Copy out the material below in full, but not its images.

Data provided:
====

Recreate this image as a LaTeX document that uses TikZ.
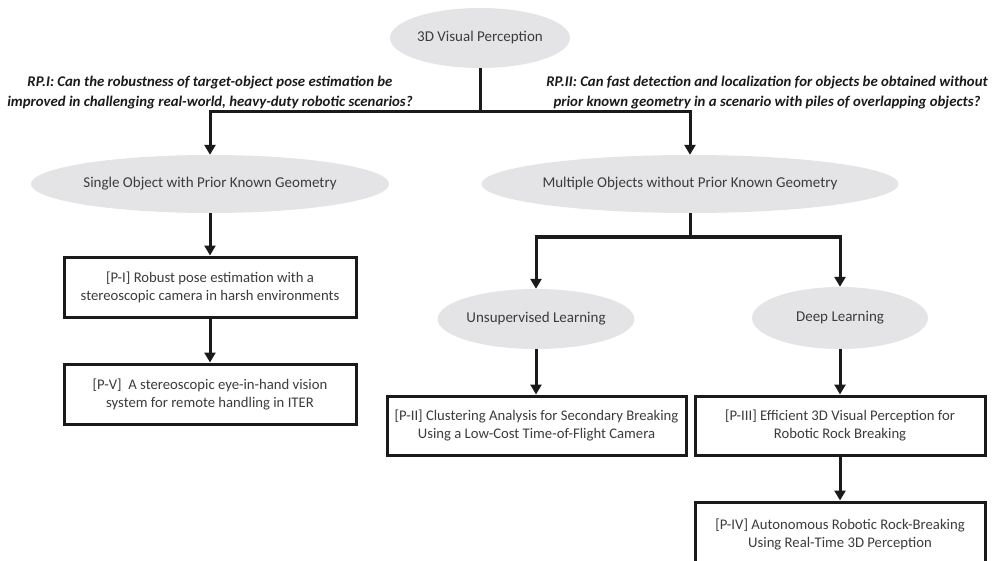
\documentclass[tikz,border=0pt]{standalone}
\usepackage{fontspec}
\setmainfont{Carlito}
\usetikzlibrary{shapes.geometric,arrows.meta}
\definecolor{linec}{HTML}{1A1A1A}
\definecolor{txtc}{HTML}{3C3C3C}
\definecolor{ellc}{HTML}{E4E4E6}
\begin{document}
\begin{tikzpicture}[x=1pt,y=-1pt,
  ell/.style={ellipse,fill=ellc,draw=none,inner sep=0pt,text=txtc,font=\fontsize{15}{18}\selectfont},
  pbox/.style={rectangle,draw=linec,line width=3pt,fill=white,inner sep=0pt,text=txtc,align=center,font=\fontsize{14.7}{18}\selectfont},
  rq/.style={align=center,text=linec,inner sep=0pt,font=\fontsize{14.8}{20}\selectfont\bfseries\itshape},
  conn/.style={draw=linec,line width=3pt},
  arr/.style={conn,-{Triangle[width=11pt,length=10pt]}}]
\useasboundingbox (0,0) rectangle (1000,561);
\clip (0,0) rectangle (1000,561);
% nodes
\node[ell,minimum width=180,minimum height=60] (top) at (480,38) {3D Visual Perception};
\node[rq] (rp1) at (210,93) {RP.I: Can the robustness of target-object pose estimation be\\improved in challenging real-world, heavy-duty robotic scenarios?};
\node[rq] (rp2) at (767,93) {RP.II: Can fast detection and localization for objects be obtained without\\prior known geometry in a scenario with piles of overlapping objects?};
\node[ell,minimum width=298,minimum height=58] (single) at (210,184) {Single Object with Prior Known Geometry};
\node[ell,minimum width=347,minimum height=58] (multi) at (690,184) {Multiple Objects without Prior Known Geometry};
\node[ell,minimum width=178,minimum height=60] (unsup) at (536,319) {Unsupervised Learning};
\node[ell,minimum width=176,minimum height=62] (deep) at (840,318) {Deep Learning};
\node[pbox,minimum width=292,minimum height=60] (p1) at (210,287) {[P-I] Robust pose estimation with a\\stereoscopic camera in harsh environments};
\node[pbox,minimum width=292,minimum height=60] (p5) at (210,394) {[P-V]\ \ A stereoscopic eye-in-hand vision\\system for remote handling in ITER};
\node[pbox,minimum width=299,minimum height=59] (p2) at (536.5,425.5) {[P-II] Clustering Analysis for Secondary Breaking\\Using a Low-Cost Time-of-Flight Camera};
\node[pbox,minimum width=290,minimum height=59] (p3) at (840,425.5) {[P-III] Efficient 3D Visual Perception for\\Robotic Rock Breaking};
\node[pbox,minimum width=290,minimum height=64] (p4) at (840,534) {[P-IV] Autonomous Robotic Rock-Breaking\\Using Real-Time 3D Perception};
% junctions
\coordinate (jt) at (480,112);
\coordinate (jm) at (690,237);
% connectors
\draw[conn] (top.south) -- (jt);
\draw[arr] (jt) -| (single.north);
\draw[arr] (jt) -| (multi.north);
\draw[arr] (single) -- (p1);
\draw[arr] (p1) -- (p5);
\draw[conn] (multi.south) -- (jm);
\draw[arr] (jm) -| (unsup.north);
\draw[arr] (jm) -| (deep.north);
\draw[arr] (unsup.south) -- (unsup.south |- p2.north);
\draw[arr] (deep.south) -- (deep.south |- p3.north);
\draw[arr] (p3) -- (p4);
\end{tikzpicture}
\end{document}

====

The answer:
Recreate this image as a LaTeX document that uses TikZ.
\documentclass[tikz,border=0pt]{standalone}
\usepackage{fontspec}
\setmainfont{Carlito}
\usetikzlibrary{shapes.geometric,arrows.meta}
\definecolor{linec}{HTML}{1A1A1A}
\definecolor{txtc}{HTML}{3C3C3C}
\definecolor{ellc}{HTML}{E4E4E6}
\begin{document}
\begin{tikzpicture}[x=1pt,y=-1pt,
  ell/.style={ellipse,fill=ellc,draw=none,inner sep=0pt,text=txtc,font=\fontsize{15}{18}\selectfont},
  pbox/.style={rectangle,draw=linec,line width=3pt,fill=white,inner sep=0pt,text=txtc,align=center,font=\fontsize{14.7}{18}\selectfont},
  rq/.style={align=center,text=linec,inner sep=0pt,font=\fontsize{14.8}{20}\selectfont\bfseries\itshape},
  conn/.style={draw=linec,line width=3pt},
  arr/.style={conn,-{Triangle[width=11pt,length=10pt]}}]
\useasboundingbox (0,0) rectangle (1000,561);
\clip (0,0) rectangle (1000,561);
% nodes
\node[ell,minimum width=180,minimum height=60] (top) at (480,38) {3D Visual Perception};
\node[rq] (rp1) at (210,93) {RP.I: Can the robustness of target-object pose estimation be\\improved in challenging real-world, heavy-duty robotic scenarios?};
\node[rq] (rp2) at (767,93) {RP.II: Can fast detection and localization for objects be obtained without\\prior known geometry in a scenario with piles of overlapping objects?};
\node[ell,minimum width=298,minimum height=58] (single) at (210,184) {Single Object with Prior Known Geometry};
\node[ell,minimum width=347,minimum height=58] (multi) at (690,184) {Multiple Objects without Prior Known Geometry};
\node[ell,minimum width=178,minimum height=60] (unsup) at (536,319) {Unsupervised Learning};
\node[ell,minimum width=176,minimum height=62] (deep) at (840,318) {Deep Learning};
\node[pbox,minimum width=292,minimum height=60] (p1) at (210,287) {[P-I] Robust pose estimation with a\\stereoscopic camera in harsh environments};
\node[pbox,minimum width=292,minimum height=60] (p5) at (210,394) {[P-V]\ \ A stereoscopic eye-in-hand vision\\system for remote handling in ITER};
\node[pbox,minimum width=299,minimum height=59] (p2) at (536.5,425.5) {[P-II] Clustering Analysis for Secondary Breaking\\Using a Low-Cost Time-of-Flight Camera};
\node[pbox,minimum width=290,minimum height=59] (p3) at (840,425.5) {[P-III] Efficient 3D Visual Perception for\\Robotic Rock Breaking};
\node[pbox,minimum width=290,minimum height=64] (p4) at (840,534) {[P-IV] Autonomous Robotic Rock-Breaking\\Using Real-Time 3D Perception};
% junctions
\coordinate (jt) at (480,112);
\coordinate (jm) at (690,237);
% connectors
\draw[conn] (top.south) -- (jt);
\draw[arr] (jt) -| (single.north);
\draw[arr] (jt) -| (multi.north);
\draw[arr] (single) -- (p1);
\draw[arr] (p1) -- (p5);
\draw[conn] (multi.south) -- (jm);
\draw[arr] (jm) -| (unsup.north);
\draw[arr] (jm) -| (deep.north);
\draw[arr] (unsup.south) -- (unsup.south |- p2.north);
\draw[arr] (deep.south) -- (deep.south |- p3.north);
\draw[arr] (p3) -- (p4);
\end{tikzpicture}
\end{document}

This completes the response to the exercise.